Back in the days when Shakespeare still meant something to a lot of people, I wanted to be a great dramatic actress. Before I knew it I was in Hollywood . . .
So begins this remarkable novel, in which Margaret Spencer tells us of her own journey from the vaudeville stage of the Midwest, to performing as a child in Buenos Aires, through sexual awakenings to Broadway success, and her arrival, against her will, in the Hollywood of 1927.
I was only one among numberless hordes of fatherless girls who, with mothers pinching at their elbows, had descended onto Hollywood as the fruit flies on the citrus groves.
But Margaret is anything but ordinary.

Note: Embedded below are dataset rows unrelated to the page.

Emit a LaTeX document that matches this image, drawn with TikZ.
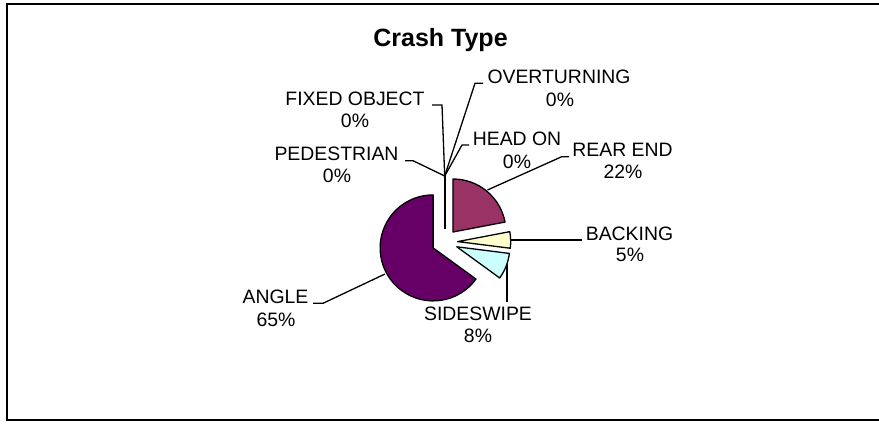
\documentclass[tikz,border=0pt]{standalone}
\usepackage{fontspec}
\setmainfont{Liberation Sans}
\definecolor{cRear}{HTML}{993366}
\definecolor{cBack}{HTML}{FFFFCC}
\definecolor{cSide}{HTML}{CCFFFF}
\definecolor{cAngle}{HTML}{660066}
\begin{document}
\begin{tikzpicture}[x=1bp,y=-1bp,
  lbl/.style={inner sep=0pt,anchor=base,font=\fontsize{19.4bp}{22bp}\selectfont},
  ttl/.style={inner sep=0pt,anchor=base,font=\fontsize{25bp}{30bp}\selectfont\bfseries},
  slice/.style={draw=black,line width=1.3bp,line join=round},
  leader/.style={draw=black,line width=1.3bp}]
\useasboundingbox (0,0) rectangle (879,424);
\fill[white] (0,0) rectangle (879,424);
\draw[line width=2bp] (7,3.5) rectangle (884,420);
% title
\node[ttl] (title) at (440.5,46.7) {Crash Type};
% pie
\begin{scope}[shift={(444.7,242)},y=1bp]
  \draw[slice,fill=cRear] (50.4:13) -- ++(90:53) arc[start angle=90,end angle=10.8,radius=53] -- cycle;
  \draw[slice,fill=cBack] (1.8:13) -- ++(10.8:53) arc[start angle=10.8,end angle=-7.2,radius=53] -- cycle;
  \draw[slice,fill=cSide] (-21.6:13) -- ++(-7.2:53) arc[start angle=-7.2,end angle=-36,radius=53] -- cycle;
  \draw[slice,fill=cAngle] (-153:13) -- ++(-36:53) arc[start angle=-36,end angle=-270,radius=53] -- cycle;
  \coordinate (zeroA) at (90:13);
  \coordinate (zeroB) at (90:66);
\end{scope}
\draw[line width=2.2bp] (zeroA) -- (zeroB);
% labels
\node[lbl] (pedL) at (336.5,160.7) {PEDESTRIAN};
\node[lbl] (pedP) at (337,182.7) {0\%};
\node[lbl] (fixL) at (355,105) {FIXED OBJECT};
\node[lbl] (fixP) at (355,127) {0\%};
\node[lbl] (ovtL) at (559,83.3) {OVERTURNING};
\node[lbl] (ovtP) at (560,106) {0\%};
\node[lbl] (headL) at (517,145) {HEAD ON};
\node[lbl] (headP) at (517,168) {0\%};
\node[lbl] (rearL) at (622.5,156.7) {REAR END};
\node[lbl] (rearP) at (623,178.3) {22\%};
\node[lbl] (backL) at (629.5,240) {BACKING};
\node[lbl] (backP) at (630,261) {5\%};
\node[lbl] (sideL) at (478,320) {SIDESWIPE};
\node[lbl] (sideP) at (478,342.7) {8\%};
\node[lbl] (angL) at (275.5,303.3) {ANGLE};
\node[lbl] (angP) at (276,326.7) {65\%};
% leader coordinates
\coordinate (pedB) at (413,160.7);   \coordinate (pedC) at (405,160.7);
\coordinate (fixB) at (442,105);     \coordinate (fixC) at (432,105);
\coordinate (ovtB) at (475,83.3);    \coordinate (ovtC) at (483,83.3);
\coordinate (headB) at (462,145);    \coordinate (headC) at (469,145);
\coordinate (rearA) at (487.5,190);  \coordinate (rearB) at (561.7,156.7); \coordinate (rearC) at (569,156.7);
\coordinate (backA) at (510.7,240);  \coordinate (backC) at (582,240);
\coordinate (sideA) at (507,264);    \coordinate (sideC) at (507,302);
\coordinate (angA) at (385,274);     \coordinate (angB) at (323,303.3); \coordinate (angC) at (313,303.3);
% leaders
\draw[leader] (zeroB) -- (pedB) -- (pedC);
\draw[leader] (zeroB) -- (fixB) -- (fixC);
\draw[leader] (zeroB) -- (ovtB) -- (ovtC);
\draw[leader] (zeroB) -- (headB) -- (headC);
\draw[leader] (rearA) -- (rearB) -- (rearC);
\draw[leader] (backA) -- (backC);
\draw[leader,line width=2.6bp] (sideA) -- (sideC);
\draw[leader] (angA) -- (angB) -- (angC);
\end{tikzpicture}
\end{document}
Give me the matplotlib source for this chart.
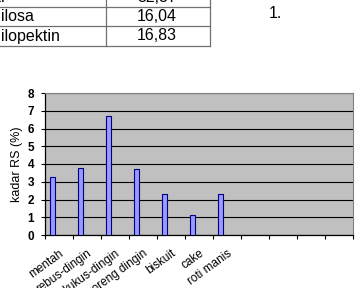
import matplotlib
matplotlib.use("Agg")
import matplotlib.pyplot as plt
from matplotlib.lines import Line2D
import numpy as np

plt.rcParams["font.family"] = ["Liberation Sans", "DejaVu Sans"]

# table rows (partly cut off in the reference)
table_names = ["Pati", "Amilosa", "Amilopektin"]
table_values = ["32,37", "16,04", "16,83"]

# chart data
categories = ["mentah", "rebus-dingin", "kukus-dingin", "goreng dingin",
              "biskuit", "cake", "roti manis", "", "", "", ""]
kadar_rs = [3.25, 3.8, 6.7, 3.7, 2.3, 1.15, 2.3]
y_ticks = [0, 1, 2, 3, 4, 5, 6, 7, 8]

W, H = 355, 288
fig = plt.figure(figsize=(W / 100, H / 100), dpi=100)

def fx(px):
    return px / W

def fy(py):
    return 1 - py / H

# --- table ---
line_kw = dict(color="#707070", linewidth=0.9, transform=fig.transFigure)
row_lines = [6.5, 26, 46]
for yl in row_lines:
    fig.add_artist(Line2D([fx(-5), fx(210)], [fy(yl), fy(yl)], **line_kw))
for xl in [106, 210]:
    fig.add_artist(Line2D([fx(xl), fx(xl)], [fy(-5), fy(46)], **line_kw))

row_centers = [-2.5, 16.5, 36]
for name, val, yc in zip(table_names, table_values, row_centers):
    fig.text(fx(-22), fy(yc), name, ha="left", va="center", fontsize=11.5)
    fig.text(fx(157), fy(yc), val, ha="center", va="center", fontsize=11.5)

fig.text(fx(269), fy(14), "1.", ha="left", va="center", fontsize=11.5)

# --- chart ---
ax = fig.add_axes([fx(45), fy(235), fx(353) - fx(45), fy(93) - fy(235)])
ax.set_facecolor("#c0c0c0")

n = len(categories)
x = np.arange(len(kadar_rs))
ax.bar(x - 0.24, kadar_rs, width=0.19, color="#9999ff",
       edgecolor="#000080", linewidth=0.8, zorder=3)

ax.set_xlim(-0.5, n - 0.5)
ax.set_ylim(0, 8)
ax.set_yticks(y_ticks)
ax.set_yticklabels([str(t) for t in y_ticks], fontweight="bold", fontsize=8.5)
ax.yaxis.grid(True, color="black", linewidth=0.8)
ax.set_axisbelow(True)

# tick marks at category boundaries, labels at centres
ax.set_xticks(np.arange(n + 1) - 0.5)
ax.set_xticklabels([])
ax.set_xticks(np.arange(n), minor=True)
ax.set_xticklabels(categories, minor=True, rotation=36, ha="right",
                   va="top", rotation_mode="anchor", fontsize=8.5)
ax.tick_params(axis="x", which="minor", length=0, pad=9)
ax.tick_params(axis="x", which="major", length=3, width=0.8, color="black")
ax.tick_params(axis="y", length=3, width=0.8, pad=5)

ax.set_ylabel("kadar RS (%)", fontsize=9, labelpad=3)

for side in ["top", "right"]:
    ax.spines[side].set_color("#808080")
for side in ["left", "bottom"]:
    ax.spines[side].set_color("black")
    ax.spines[side].set_linewidth(0.9)

fig.savefig("out.png", dpi=100)
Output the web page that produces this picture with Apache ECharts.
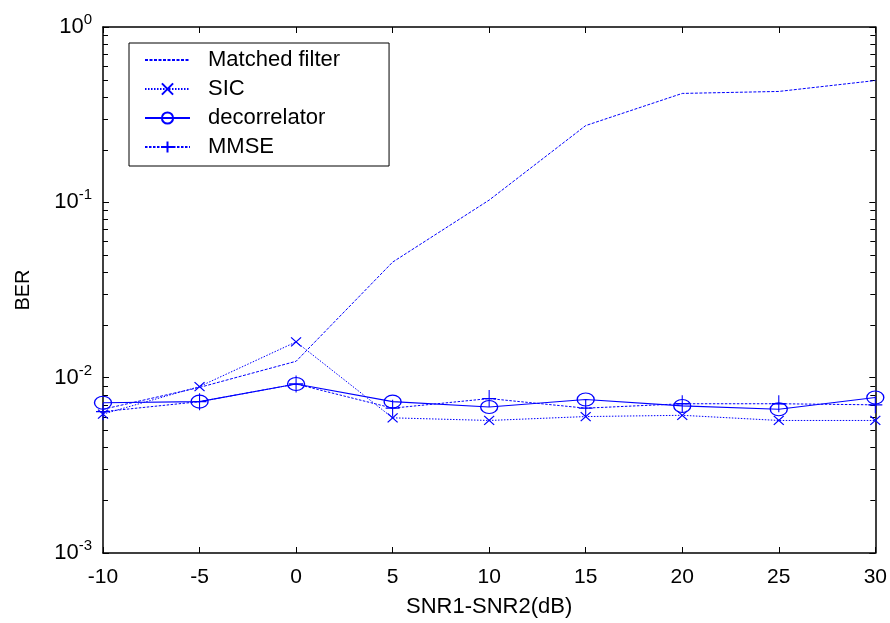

Feisty, lusty, tart-tongued, willing to use her body as well as her brains to stay afloat, Margaret has her mind and heart set on liberation in every sense of the world. She demands freedom—sexual, artistic, and financial—and her battle to achieve it makes her a heroine well ahead of her time. Margaret in Hollywood is the tale of a young woman who refuses to be owned and will not be cowed, and whose love of life propels her onward.
PUBLISHERS WEEKLY
A well-written, solid novel of character and situation, O'Brien's newest book (after the nonfiction Murder in Little Egypt ) presents an authentic picture of vaudeville, the theater and the movie industry in the 1900s. The protagonist is based on the author's own mother, a star of the silent screen. The indulged daughter of a vaudeville impresario who dies nearly penniless, Margaret Spencer is thereafter under the thumb of her greedy, manipulative mother. Now the family breadwinner, teenage Margaret is put to work as a model. Enrolled in the Manhattan's Professional Children's School, she wins the part of Juliet in a school production and (in an insufficiently detailed transition) leaps to a starring role on Broadway. But her mother signs a contract with chicaning agents, thereby sending a reluctant Margaret to Hollywood, where, ironically, Mrs. Spencer loses her firm grip on Margaret's salary. Finally independent, Margaret decides that ``the tricks and lies and twists of fate that brought me to Hollywood . . . turned out to be all for the best.'' Margaret is a spirited, clear-eyed and candid young woman, always willing to indulge her strong libido. But O'Brien's unsentimental account fails to give her emotional appeal, and thus Margaret never earns the reader's strong attachment.